C’est la conquête de la liberté par tous les moyens. La fuite comme moyen de survivre. Quitter le nord de l’Angleterre pour partir étudier à Oxford. Même si son analyse géopolitique en devient osée et parfois survolée. Dans un système qui génère des masses, l’individualisme est le seul moyen de sortir. Mais qu’advient-il alors du sens de la communauté?

« Je n’avais pas compris que lorsque l’argent devient la valeur cardinale, l’éducation va au plus fonctionnel et la vie de l’esprit n’est envisagée comme un bien qu’à partir du moment où elle offre des résultats quantifiables. Je n’avais pas non plus compris que le service public ne serait plus une priorité. Que faire le choix d’une vie autre que celle passée à consommer deviendrait aussi difficile que de trouver un logement à bas prix. Qu’en détruisant les communautés, on laisse prospérer l’intolérance et la misère. J’ignorais que le thatchérisme financerait son miracle économique en vendant toutes nos richesses et nos industries. Je n’ai pas compris les conséquences de la privatisation de la société. »

Ses mémoires se terminent d’une façon terriblement ouverte. Elle ne sait pas elle-même la fin de sa propre histoire. Et c’est humain. Pas besoin d’avoir été adoptée par un couple pentecôtiste pour se sentir une parenté avec elle. Et de comprendre que rien n’est jamais simple. Mme Winterson était un monstre mais c’était son monstre. Et c’était aussi une femme avec ses mystères et ses contradictions.

C’était une femme si solitaire. Une femme solitaire qui rêvait que quelqu’un sache qui elle était. »
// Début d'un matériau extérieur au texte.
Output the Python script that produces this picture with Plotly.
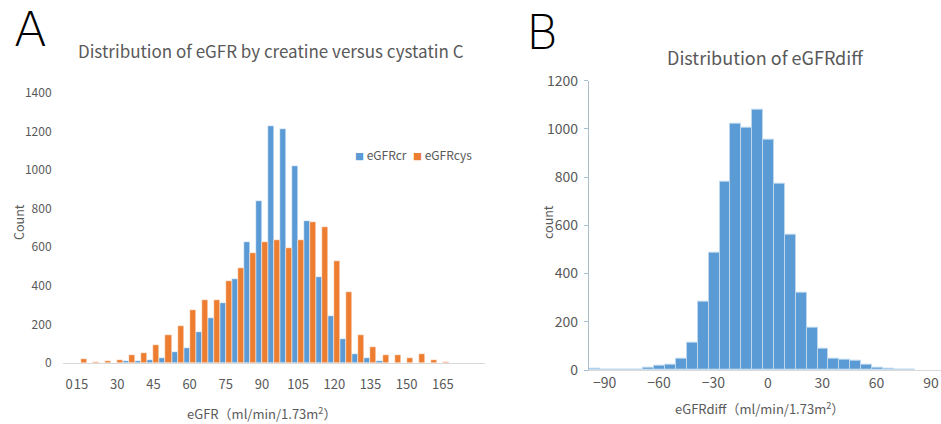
import plotly.graph_objects as go

# ---------------- Panel A data ----------------
categories = ["0"] + [str(v) for v in range(15, 181, 5)]
egfr_cr = [0, 0, 0, 0, 0, 8, 8, 17, 24, 57, 78, 161, 235, 311, 437, 626, 840,
           1229, 1212, 1023, 738, 448, 244, 123, 47, 24, 10, 2, 0, 0, 0, 0, 0, 0, 0]
egfr_cys = [0, 20, 5, 10, 15, 40, 52, 92, 145, 194, 277, 325, 325, 423, 495, 572,
            626, 638, 595, 638, 733, 707, 529, 366, 145, 85, 41, 41, 28, 45, 16, 3, 0, 0, 0]
a_tick_labels = ["0", "15", "30", "45", "60", "75", "90", "105", "120", "135", "150", "165"]

# ---------------- Panel B data ----------------
diff_bin_centers = [-95.6 + 6 * k for k in range(30)]
diff_counts = [5, 3, 2, 0, 0, 11, 17, 21, 48, 115, 283, 487, 781, 1020, 1005, 1078,
               954, 774, 560, 322, 177, 90, 48, 41, 37, 23, 10, 6, 3, 1]
b_tick_vals = [-90, -60, -30, 0, 30, 60, 90]

BLUE = "#5B9BD5"
ORANGE = "#ED7D31"
GRAY = "#595959"
FONT = "Noto Sans CJK SC, Noto Sans, sans-serif"
W, H = 941, 424

def px(x):
    return x / W

def py(y):
    return 1 - y / H

fig = go.Figure()
fig.add_trace(go.Bar(x=categories, y=egfr_cr, name="eGFRcr", showlegend=False,
                     marker=dict(color=BLUE, line=dict(color="white", width=0.5)),
                     xaxis="x", yaxis="y"))
fig.add_trace(go.Bar(x=categories, y=egfr_cys, name="eGFRcys", showlegend=False,
                     marker=dict(color=ORANGE, line=dict(color="white", width=0.5)),
                     xaxis="x", yaxis="y"))
fig.add_trace(go.Bar(x=diff_bin_centers, y=diff_counts, name="eGFRdiff", showlegend=False,
                     marker=dict(color=BLUE, line=dict(color="#BDD7EE", width=1)),
                     xaxis="x2", yaxis="y2"))

fig.update_layout(
    width=W, height=H,
    margin=dict(l=0, r=0, t=0, b=0, autoexpand=False),
    paper_bgcolor="white", plot_bgcolor="white",
    barmode="group", bargap=0, bargroupgap=0,
    showlegend=False,
    font=dict(family=FONT, color=GRAY),
    xaxis=dict(domain=[px(63), px(485)], anchor="y", type="category", automargin=False,
               categoryorder="array", categoryarray=categories,
               range=[-0.5, len(categories) - 0.5],
               tickmode="array", tickvals=a_tick_labels, ticktext=a_tick_labels, tickangle=0,
               showline=True, linecolor="#D9D9D9", linewidth=1, showgrid=False,
               ticks="outside", ticklen=9, tickcolor="rgba(0,0,0,0)",
               tickfont=dict(family=FONT, size=13, color=GRAY), zeroline=False),
    yaxis=dict(domain=[py(363), py(93)], anchor="x", range=[0, 1400], dtick=200, automargin=False,
               showgrid=False, showline=False, zeroline=False,
               ticks="outside", ticklen=8, tickcolor="rgba(0,0,0,0)",
               tickfont=dict(family=FONT, size=12, color=GRAY)),
    xaxis2=dict(domain=[px(589), 1.0], anchor="y2", range=[-98.6, 95.5], automargin=False,
                tickmode="array", tickvals=b_tick_vals, tickangle=0,
                showline=True, linecolor="#D9D9D9", linewidth=1, showgrid=False,
                ticks="", tickfont=dict(family=FONT, size=14, color=GRAY), zeroline=False),
    yaxis2=dict(domain=[py(370), py(80.7)], anchor="x2", range=[0, 1200], dtick=200, automargin=False,
                showgrid=False, showline=True, linecolor="#A9BFCC", linewidth=1,
                ticks="outside", ticklen=4, tickcolor="#A9BFCC", zeroline=False,
                ticksuffix=" ",
                tickfont=dict(family=FONT, size=14, color=GRAY)),
)

ann = [
    dict(text="A", x=px(12), y=py(29), xanchor="left", yanchor="middle",
         font=dict(family="DejaVu Sans", size=48, color="black", weight=200)),
    dict(text="B", x=px(524), y=py(32), xanchor="left", yanchor="middle",
         font=dict(family="DejaVu Sans", size=48, color="black", weight=200)),
    dict(text="Distribution of eGFR by creatine versus cystatin C", x=px(271), y=py(51),
         xanchor="center", yanchor="middle", font=dict(family=FONT, size=17, color=GRAY)),
    dict(text="Distribution of eGFRdiff", x=px(765), y=py(57),
         xanchor="center", yanchor="middle", font=dict(family=FONT, size=18, color=GRAY)),
    dict(text="Count", x=px(18), y=py(222), textangle=-90, xanchor="center", yanchor="middle",
         font=dict(family=FONT, size=12.5, color=GRAY)),
    dict(text="count", x=px(547), y=py(222), textangle=-90, xanchor="center", yanchor="middle",
         font=dict(family=FONT, size=12.5, color=GRAY)),
    dict(text="eGFR（ml/min/1.73m<sup>2</sup>）", x=px(261), y=py(413), xanchor="center", yanchor="middle",
         font=dict(family=FONT, size=13, color=GRAY)),
    dict(text="eGFRdiff（ml/min/1.73m<sup>2</sup>）", x=px(759), y=py(408), xanchor="center", yanchor="middle",
         font=dict(family=FONT, size=13, color=GRAY)),
    # legend entries
    dict(text="<span style='color:%s;font-size:9px'>■</span> eGFRcr" % BLUE, x=px(353), y=py(154),
         xanchor="left", yanchor="middle", font=dict(family=FONT, size=12, color=GRAY)),
    dict(text="<span style='color:%s;font-size:9px'>■</span> eGFRcys" % ORANGE, x=px(411), y=py(154),
         xanchor="left", yanchor="middle", font=dict(family=FONT, size=12, color=GRAY)),
]
for a in ann:
    a.update(xref="paper", yref="paper", showarrow=False)
fig.update_layout(annotations=ann)

fig.write_html("out.html", config={"displayModeBar": False},
               post_script="document.body.style.margin='0';document.body.style.overflow='hidden';")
Lire c’est non seulement comprendre que notre narration personnelle est incomplète mais qu’elle ne peut être autrement. C’est le dilemme du conte inachevé, comme un ouvrage dont les dernières pages seraient manquantes, ou blanches.

Même si une réponse commence à émerger.

« Les fins heureuses ne sont qu’une pause. Il y a trois types de grandes fins : la Vengeance, la Tragédie, le Pardon. Vengeance et Tragédie vont souvent de pair. Le Pardon rachète le passé. Le Pardon ouvre sur l’avenir. »

[…]

« En me lançant dans l’écriture de ce livre, je n’avais aucune idée du tour qu’il prendrait. J’écrivais en temps réel. J’écrivais le passé tout en découvrant l’avenir. »

[…]

« Il faut que je parvienne à réconcilier ces contradictions et que je les éprouve toutes/séparément. »

[…]

« L’amour. Le mot difficile. Où tout commence, où tout revient toujours. L’amour. Le manque d’amour. La possibilité de l’amour.

[…]

Je n’ai aucune idée de ce qui va se passer ensuite. »

4 commentaires

  • Benoit

    J’ai l’impression que c’est un livre pour femmes et un peu trop misérabiliste pour moi. L’orpheline qui devient une auteur à succès, c’est pas pour moi.

  • Antonio

    On parle tant de bonheur. Je trouve ce sujet assez banal. La vie est un étrange mélange de bonheur et de malheur. Mais on est manichéen et extrémiste. On considère le bonheur comme un droit (garanti par qui ?). Cette attitude n’est qu’un piège pour des naïfs. Ce qui est bien vrai c’est la découverte faite par Jeanette Winterson : l’écriture (la création, la capacité de créer ou recréer) sauve, aide à vivre, est un acte de réconciliation.

  • burntoast4460

    Dévoiler ses préférences sexuelles chez des pentecôtistes américains, a l’époque, avait un petit cote commando de choc. Ce qui prouve que les liens entre elle et ses parents n’étaient pas très forts.